When AI red-teams your infrastructure so you don't have to
PentAGI is a self-hosted system that deploys autonomous AI agents to run actual penetration tests inside sandboxed Docker containers.

What it does PentAGI spins up a fleet of specialized AI agents—researchers, developers, executors—that plan and carry out penetration testing tasks against your systems. Everything runs inside isolated Docker containers with 20+ built-in security tools (nmap, Metasploit, sqlmap, etc.). The Go backend coordinates through a React frontend, while PostgreSQL with pgvector and a Neo4j knowledge graph remember what worked across runs.

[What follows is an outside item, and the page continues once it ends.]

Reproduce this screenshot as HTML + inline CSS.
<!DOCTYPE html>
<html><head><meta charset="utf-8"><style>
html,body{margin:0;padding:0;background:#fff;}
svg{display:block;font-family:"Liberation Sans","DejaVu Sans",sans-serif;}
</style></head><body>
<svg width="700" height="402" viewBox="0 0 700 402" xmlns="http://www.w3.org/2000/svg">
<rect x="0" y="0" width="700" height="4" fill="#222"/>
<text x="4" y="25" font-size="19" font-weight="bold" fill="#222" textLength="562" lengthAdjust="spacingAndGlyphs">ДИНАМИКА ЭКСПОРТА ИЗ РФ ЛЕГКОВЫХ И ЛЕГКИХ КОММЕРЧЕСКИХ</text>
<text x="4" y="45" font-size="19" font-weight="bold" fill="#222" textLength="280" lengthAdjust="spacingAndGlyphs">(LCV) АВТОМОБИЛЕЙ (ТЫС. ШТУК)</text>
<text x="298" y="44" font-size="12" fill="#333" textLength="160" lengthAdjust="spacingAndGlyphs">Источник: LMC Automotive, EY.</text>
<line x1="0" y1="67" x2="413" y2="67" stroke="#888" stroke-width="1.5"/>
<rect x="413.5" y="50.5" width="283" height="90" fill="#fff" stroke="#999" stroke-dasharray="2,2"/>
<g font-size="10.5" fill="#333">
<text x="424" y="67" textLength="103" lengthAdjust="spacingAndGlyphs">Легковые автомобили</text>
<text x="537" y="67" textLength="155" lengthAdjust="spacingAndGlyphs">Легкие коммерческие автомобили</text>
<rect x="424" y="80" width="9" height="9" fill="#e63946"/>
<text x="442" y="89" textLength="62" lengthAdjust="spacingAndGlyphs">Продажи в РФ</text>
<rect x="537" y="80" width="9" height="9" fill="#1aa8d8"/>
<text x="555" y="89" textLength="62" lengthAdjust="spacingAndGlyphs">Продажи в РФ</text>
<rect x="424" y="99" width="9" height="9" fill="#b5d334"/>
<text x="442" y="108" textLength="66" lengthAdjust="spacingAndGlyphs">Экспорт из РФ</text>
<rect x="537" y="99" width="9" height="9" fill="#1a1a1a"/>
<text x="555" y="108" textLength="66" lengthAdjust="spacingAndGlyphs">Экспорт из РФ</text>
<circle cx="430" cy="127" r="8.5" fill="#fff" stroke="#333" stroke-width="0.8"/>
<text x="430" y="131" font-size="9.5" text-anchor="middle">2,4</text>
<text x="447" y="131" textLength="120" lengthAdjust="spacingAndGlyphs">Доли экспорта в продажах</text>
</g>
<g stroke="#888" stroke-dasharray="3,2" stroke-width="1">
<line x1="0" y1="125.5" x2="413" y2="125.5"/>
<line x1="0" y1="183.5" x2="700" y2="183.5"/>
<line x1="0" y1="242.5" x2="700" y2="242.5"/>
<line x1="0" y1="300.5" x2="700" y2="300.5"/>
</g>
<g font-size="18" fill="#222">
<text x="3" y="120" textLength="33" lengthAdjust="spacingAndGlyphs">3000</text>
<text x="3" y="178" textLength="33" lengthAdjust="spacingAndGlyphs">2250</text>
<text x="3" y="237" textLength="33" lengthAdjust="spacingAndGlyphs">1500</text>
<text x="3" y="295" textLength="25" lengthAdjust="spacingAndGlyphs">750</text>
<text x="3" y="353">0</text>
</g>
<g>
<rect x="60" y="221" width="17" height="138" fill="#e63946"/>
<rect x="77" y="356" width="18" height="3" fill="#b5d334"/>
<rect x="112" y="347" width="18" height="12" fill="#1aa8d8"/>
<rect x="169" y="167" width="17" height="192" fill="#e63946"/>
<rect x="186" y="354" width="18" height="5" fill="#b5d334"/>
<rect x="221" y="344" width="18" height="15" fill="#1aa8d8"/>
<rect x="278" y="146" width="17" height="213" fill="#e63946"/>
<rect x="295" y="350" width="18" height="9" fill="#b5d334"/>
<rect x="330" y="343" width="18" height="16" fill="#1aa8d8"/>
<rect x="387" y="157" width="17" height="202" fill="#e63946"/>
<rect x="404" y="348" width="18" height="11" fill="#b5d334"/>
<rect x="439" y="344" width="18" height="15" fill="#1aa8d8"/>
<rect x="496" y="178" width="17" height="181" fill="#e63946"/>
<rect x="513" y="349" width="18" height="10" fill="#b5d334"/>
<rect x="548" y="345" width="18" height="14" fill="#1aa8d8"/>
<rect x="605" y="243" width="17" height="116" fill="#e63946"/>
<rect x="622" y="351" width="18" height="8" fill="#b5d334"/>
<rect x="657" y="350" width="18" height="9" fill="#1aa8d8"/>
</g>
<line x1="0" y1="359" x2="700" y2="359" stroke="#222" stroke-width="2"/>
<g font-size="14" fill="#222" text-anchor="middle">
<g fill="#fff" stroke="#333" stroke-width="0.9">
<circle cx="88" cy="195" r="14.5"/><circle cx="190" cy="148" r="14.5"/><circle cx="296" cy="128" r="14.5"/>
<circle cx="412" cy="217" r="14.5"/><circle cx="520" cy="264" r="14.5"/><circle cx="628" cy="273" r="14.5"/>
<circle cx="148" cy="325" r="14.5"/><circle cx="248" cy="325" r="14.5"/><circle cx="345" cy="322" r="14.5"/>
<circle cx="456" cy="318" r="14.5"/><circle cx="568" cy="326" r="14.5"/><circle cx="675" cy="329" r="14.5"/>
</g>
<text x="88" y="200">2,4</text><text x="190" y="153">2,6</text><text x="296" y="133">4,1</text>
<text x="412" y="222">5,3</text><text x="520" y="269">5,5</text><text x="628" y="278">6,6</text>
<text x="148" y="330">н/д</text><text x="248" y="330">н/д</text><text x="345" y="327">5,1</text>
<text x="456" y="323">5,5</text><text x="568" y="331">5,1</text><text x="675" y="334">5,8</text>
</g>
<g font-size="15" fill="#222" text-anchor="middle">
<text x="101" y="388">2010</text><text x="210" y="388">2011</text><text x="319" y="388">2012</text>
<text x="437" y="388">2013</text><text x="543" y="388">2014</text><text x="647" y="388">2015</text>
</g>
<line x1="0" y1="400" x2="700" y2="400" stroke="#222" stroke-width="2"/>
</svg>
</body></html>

The interesting bit The project is admirably frank about its limits: it explicitly states it is not a CALDERA-style Breach and Attack Simulation platform with predefined campaigns, and that “BAS-like agent-authored attack scripts” are future work, not reality. That honesty is rarer than you’d think in the AI security tooling space. The architecture diagram, meanwhile, reveals a small observability empire—Grafana, VictoriaMetrics, Jaeger, Loki, Langfuse, ClickHouse—suggesting the authors have operational scars.
Key highlights
- Supports 10+ LLM providers including local options via Ollama and a documented vLLM + Qwen3.5-27B-FP8 setup for air-gapped deployments
- Multi-agent delegation with optional execution monitoring and task planning for smaller models
- Built-in web scraper and integrations with seven search APIs (Tavily, Perplexity, Searxng, etc.)
- REST and GraphQL APIs with Bearer token authentication for automation
- Comprehensive Docker Compose deployment with microservices architecture
Caveats
- JSON flow-report export is not currently documented as a supported output format
- The “Current Capability Boundaries” section suggests the project is still finding its scope—autonomous pentesting today, BAS perhaps tomorrow
- 17.4k stars but relatively young; operational maturity in real enterprise environments is unclear from the README alone
Verdict Security teams with existing container infrastructure and tolerance for self-hosted complexity should evaluate this seriously. If you need turnkey adversary emulation or compliance-ready BAS reporting today, look elsewhere—the README makes clear that’s not the current offering.